Design thinking is a powerful problem-solving approach commonly associated with large businesses. However, its principles can be equally beneficial for small businesses. This mindset allows small businesses to foster innovation, overcome legal obstacles, and drive success.
While design thinking is traditionally used in product or service development, its application in the legal context can offer unique advantages to entrepreneurs. By focusing on understanding entrepreneurs' needs and aspirations, design thinking provides a fresh perspective to tackle legal challenges effectively.
Applying Design Thinking to the Legal Side of Your Small Business
Entrepreneurs must connect with their business needs and goals to successfully apply design thinking. By deeply understanding their unique challenges, entrepreneurs can identify and effectively communicate them to their legal advisors.
The legal team can then dig deeper and understand the root causes; entrepreneurs can avoid superficial solutions with often expensive price tags. This process shifts the focus from merely applying legal principles to finding innovative and efficient ways to address the underlying issues specific to the business.
Design thinking encourages generating a broad range of ideas to tackle the identified problem. By thinking outside the box and exploring unconventional approaches, entrepreneurs can devise innovative strategies that suit their business needs more effectively.

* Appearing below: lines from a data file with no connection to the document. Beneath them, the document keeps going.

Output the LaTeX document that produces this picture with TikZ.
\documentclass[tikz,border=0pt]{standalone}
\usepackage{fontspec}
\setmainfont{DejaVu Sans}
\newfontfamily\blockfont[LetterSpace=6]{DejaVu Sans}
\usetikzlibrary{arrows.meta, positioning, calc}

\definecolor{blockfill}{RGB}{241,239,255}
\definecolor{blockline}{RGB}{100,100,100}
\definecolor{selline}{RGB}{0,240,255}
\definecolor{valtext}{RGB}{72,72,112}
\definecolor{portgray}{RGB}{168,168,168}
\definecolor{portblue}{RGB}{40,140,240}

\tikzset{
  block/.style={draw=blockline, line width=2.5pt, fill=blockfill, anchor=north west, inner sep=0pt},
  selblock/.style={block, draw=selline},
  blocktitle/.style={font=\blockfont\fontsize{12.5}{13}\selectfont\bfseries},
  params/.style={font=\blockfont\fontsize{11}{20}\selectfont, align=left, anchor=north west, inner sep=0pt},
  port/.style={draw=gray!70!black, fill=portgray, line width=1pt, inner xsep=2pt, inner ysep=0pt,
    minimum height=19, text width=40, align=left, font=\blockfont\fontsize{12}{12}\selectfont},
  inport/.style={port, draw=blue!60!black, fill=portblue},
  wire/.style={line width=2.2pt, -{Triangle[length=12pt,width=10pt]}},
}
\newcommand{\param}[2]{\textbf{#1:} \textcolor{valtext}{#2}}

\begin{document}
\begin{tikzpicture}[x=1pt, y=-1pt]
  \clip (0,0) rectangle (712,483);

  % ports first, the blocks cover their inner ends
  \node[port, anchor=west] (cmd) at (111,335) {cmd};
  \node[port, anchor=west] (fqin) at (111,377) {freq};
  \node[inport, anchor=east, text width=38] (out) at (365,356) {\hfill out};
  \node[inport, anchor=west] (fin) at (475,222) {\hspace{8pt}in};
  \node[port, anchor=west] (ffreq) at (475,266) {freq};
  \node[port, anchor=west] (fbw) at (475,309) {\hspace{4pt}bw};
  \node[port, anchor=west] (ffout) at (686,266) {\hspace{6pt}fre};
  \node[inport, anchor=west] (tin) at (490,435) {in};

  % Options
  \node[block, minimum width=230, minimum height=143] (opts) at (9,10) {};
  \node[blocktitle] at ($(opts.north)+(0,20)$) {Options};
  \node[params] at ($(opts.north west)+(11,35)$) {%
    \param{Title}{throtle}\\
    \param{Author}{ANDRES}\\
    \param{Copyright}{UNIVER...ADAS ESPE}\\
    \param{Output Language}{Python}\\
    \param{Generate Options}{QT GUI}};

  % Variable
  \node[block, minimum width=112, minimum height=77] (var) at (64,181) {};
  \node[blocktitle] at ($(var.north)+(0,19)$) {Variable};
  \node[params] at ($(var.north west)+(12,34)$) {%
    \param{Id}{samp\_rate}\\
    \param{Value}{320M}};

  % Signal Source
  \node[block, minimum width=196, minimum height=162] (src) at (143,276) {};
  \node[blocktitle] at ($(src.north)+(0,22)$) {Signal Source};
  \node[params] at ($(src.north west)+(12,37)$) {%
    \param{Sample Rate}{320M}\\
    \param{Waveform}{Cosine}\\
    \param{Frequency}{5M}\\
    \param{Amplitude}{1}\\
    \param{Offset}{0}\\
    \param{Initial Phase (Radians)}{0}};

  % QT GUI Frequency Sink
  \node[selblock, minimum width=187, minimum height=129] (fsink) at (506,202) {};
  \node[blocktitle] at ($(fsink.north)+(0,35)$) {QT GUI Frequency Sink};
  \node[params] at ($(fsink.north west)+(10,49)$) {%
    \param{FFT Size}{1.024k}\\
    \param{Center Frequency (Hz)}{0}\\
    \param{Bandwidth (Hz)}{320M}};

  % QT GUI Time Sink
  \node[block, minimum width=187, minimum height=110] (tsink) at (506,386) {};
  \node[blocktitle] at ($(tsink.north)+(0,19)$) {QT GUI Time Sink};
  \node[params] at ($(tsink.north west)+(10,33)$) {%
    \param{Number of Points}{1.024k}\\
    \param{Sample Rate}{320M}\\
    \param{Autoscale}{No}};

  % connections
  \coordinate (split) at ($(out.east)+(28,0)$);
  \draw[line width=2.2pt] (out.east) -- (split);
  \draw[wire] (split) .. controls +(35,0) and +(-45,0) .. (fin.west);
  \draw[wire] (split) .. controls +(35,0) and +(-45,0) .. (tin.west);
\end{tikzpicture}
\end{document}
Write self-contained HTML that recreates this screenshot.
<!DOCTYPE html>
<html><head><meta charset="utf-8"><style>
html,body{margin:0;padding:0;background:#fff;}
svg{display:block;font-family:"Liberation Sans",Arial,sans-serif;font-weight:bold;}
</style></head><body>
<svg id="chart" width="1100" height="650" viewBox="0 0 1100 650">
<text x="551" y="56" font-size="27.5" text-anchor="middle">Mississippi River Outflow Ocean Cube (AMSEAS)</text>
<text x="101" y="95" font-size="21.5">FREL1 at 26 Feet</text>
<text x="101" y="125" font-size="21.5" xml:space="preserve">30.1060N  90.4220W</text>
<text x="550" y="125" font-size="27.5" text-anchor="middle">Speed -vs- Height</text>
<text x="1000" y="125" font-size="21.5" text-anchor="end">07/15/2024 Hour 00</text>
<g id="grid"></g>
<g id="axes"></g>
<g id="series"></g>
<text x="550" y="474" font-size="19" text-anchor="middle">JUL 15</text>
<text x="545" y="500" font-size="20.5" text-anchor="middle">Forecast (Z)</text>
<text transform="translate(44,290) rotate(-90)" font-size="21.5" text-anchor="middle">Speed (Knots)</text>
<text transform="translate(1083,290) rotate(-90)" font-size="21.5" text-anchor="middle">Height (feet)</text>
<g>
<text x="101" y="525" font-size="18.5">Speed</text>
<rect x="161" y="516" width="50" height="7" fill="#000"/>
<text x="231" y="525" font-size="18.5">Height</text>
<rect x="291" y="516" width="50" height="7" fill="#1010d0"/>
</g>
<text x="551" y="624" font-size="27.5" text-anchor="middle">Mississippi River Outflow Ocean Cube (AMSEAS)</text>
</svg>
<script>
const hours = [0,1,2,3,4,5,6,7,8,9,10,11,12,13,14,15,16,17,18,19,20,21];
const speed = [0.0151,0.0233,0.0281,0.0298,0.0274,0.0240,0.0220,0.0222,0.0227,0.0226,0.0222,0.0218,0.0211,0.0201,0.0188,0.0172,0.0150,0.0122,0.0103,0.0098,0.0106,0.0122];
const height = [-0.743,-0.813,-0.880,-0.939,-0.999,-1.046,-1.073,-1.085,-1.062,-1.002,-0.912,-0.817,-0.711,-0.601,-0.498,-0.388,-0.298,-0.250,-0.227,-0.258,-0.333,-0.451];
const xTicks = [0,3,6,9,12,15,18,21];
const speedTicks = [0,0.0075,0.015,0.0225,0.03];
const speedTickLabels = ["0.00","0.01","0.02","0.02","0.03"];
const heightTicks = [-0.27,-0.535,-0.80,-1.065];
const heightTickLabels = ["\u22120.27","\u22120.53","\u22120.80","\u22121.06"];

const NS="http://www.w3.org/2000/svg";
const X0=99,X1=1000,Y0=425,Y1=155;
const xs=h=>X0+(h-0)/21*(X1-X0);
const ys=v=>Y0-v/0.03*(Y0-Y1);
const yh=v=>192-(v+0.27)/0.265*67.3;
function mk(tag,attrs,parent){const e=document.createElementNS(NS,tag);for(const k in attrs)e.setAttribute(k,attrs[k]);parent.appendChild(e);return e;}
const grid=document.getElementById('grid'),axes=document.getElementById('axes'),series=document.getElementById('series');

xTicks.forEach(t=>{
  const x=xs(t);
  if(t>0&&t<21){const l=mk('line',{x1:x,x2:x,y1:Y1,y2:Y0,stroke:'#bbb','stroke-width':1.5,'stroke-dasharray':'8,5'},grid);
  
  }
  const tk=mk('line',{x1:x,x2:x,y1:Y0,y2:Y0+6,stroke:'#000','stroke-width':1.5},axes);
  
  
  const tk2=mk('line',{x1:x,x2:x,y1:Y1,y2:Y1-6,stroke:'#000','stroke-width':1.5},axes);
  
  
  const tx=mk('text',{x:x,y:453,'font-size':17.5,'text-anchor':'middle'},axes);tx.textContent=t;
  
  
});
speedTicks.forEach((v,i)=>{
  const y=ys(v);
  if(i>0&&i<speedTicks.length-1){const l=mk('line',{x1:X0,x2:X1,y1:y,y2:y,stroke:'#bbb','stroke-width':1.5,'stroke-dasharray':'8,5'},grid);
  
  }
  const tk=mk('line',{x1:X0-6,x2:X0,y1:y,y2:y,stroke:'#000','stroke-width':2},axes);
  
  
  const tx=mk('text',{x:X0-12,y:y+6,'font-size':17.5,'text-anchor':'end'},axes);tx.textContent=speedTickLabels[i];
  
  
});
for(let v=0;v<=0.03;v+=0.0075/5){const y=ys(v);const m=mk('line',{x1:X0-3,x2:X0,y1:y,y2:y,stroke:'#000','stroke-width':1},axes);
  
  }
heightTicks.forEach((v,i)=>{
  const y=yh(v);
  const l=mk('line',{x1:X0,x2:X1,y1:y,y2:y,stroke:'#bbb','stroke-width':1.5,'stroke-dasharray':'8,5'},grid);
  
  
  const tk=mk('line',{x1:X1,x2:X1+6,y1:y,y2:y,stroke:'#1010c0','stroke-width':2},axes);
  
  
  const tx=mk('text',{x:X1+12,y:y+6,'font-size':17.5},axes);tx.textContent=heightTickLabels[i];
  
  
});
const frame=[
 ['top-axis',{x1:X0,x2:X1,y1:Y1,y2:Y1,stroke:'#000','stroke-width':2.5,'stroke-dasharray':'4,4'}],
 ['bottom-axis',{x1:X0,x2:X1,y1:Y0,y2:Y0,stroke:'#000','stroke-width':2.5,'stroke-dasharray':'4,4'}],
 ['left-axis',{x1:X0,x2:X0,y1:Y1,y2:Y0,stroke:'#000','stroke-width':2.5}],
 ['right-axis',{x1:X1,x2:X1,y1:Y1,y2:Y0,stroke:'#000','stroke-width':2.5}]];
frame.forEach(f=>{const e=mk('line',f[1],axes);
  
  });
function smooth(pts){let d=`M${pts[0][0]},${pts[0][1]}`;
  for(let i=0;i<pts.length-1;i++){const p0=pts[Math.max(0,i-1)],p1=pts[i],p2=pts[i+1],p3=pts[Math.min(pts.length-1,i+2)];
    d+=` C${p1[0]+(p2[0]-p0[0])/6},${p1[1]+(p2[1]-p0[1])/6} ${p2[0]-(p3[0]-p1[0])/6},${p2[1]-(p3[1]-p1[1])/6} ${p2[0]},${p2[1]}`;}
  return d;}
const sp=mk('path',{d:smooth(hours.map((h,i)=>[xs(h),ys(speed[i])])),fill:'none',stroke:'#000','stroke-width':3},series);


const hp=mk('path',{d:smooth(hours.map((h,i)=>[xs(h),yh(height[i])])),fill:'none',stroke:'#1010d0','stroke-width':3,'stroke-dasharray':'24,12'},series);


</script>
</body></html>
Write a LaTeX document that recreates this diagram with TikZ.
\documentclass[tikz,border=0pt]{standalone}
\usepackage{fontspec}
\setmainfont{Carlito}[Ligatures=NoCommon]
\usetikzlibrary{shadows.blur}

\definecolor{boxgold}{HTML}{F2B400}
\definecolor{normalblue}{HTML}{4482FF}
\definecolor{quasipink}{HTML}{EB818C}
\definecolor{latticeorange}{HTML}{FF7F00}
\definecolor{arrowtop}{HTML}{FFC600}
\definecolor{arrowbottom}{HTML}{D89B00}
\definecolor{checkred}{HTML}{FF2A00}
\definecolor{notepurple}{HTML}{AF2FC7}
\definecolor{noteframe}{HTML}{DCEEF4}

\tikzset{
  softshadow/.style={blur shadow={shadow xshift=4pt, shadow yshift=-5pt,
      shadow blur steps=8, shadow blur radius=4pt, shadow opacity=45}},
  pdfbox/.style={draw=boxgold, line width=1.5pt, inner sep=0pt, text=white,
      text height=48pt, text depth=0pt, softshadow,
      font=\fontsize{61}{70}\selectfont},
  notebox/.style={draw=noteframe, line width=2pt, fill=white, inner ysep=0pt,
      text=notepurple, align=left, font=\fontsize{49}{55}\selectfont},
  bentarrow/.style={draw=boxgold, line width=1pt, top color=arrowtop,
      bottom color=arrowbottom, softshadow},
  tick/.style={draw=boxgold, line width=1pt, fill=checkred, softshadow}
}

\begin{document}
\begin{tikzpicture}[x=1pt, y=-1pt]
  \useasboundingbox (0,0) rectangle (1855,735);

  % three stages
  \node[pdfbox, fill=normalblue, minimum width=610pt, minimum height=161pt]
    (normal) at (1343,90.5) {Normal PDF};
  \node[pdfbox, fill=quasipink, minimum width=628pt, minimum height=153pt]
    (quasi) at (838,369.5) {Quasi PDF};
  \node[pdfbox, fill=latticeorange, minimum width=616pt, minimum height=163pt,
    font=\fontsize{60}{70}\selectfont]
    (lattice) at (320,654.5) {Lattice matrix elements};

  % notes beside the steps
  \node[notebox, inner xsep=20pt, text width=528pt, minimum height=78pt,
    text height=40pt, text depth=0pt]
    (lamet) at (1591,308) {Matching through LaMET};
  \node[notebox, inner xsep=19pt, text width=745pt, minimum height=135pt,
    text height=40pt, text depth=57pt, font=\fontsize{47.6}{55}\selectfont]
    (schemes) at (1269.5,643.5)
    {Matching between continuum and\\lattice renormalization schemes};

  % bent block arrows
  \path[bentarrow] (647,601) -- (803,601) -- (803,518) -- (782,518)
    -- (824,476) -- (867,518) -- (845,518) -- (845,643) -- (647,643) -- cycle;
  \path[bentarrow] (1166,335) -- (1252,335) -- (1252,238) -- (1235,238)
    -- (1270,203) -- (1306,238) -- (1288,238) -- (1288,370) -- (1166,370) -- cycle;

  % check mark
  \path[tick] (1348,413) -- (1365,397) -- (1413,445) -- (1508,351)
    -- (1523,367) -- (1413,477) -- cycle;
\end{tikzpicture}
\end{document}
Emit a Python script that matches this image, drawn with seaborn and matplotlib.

Prototyping plays a crucial role in the design thinking process. It involves creating tangible representations of potential legal solutions in the legal context. In many instances, this could include the legal documents' format, language use and layout – so that the legal speak the same language as the brand. It also involves the alignment of the legal business processes. Entrepreneurs and their legal advisors can review, refine, and test these prototypes. This iterative process ensures the proposed solutions are practical and innovative, aligning with the entrepreneur's requirements. By testing and refining the prototypes, entrepreneurs can address any potential issues early on and create a tailored legal strategy unique to the business and more preventative by nature, as opposed to reactive, which is often costly in time, money and strategic relationship capital.
What are some specific examples of legal challenges that small businesses can overcome using design thinking?
Design thinking provides small businesses with a valuable framework for creatively tackling legal challenges. This means that the focus shifts from reacting to a legal crisis to navigating it proactively. This, in turn, reduces the business' legal risk. In addition, the contracts, legal processes and other legal documents are aligned uniquely to the brand and the customers it aims to serve. By embracing design thinking, small businesses can navigate the legal landscape successfully, fostering growth and achieving long-term success.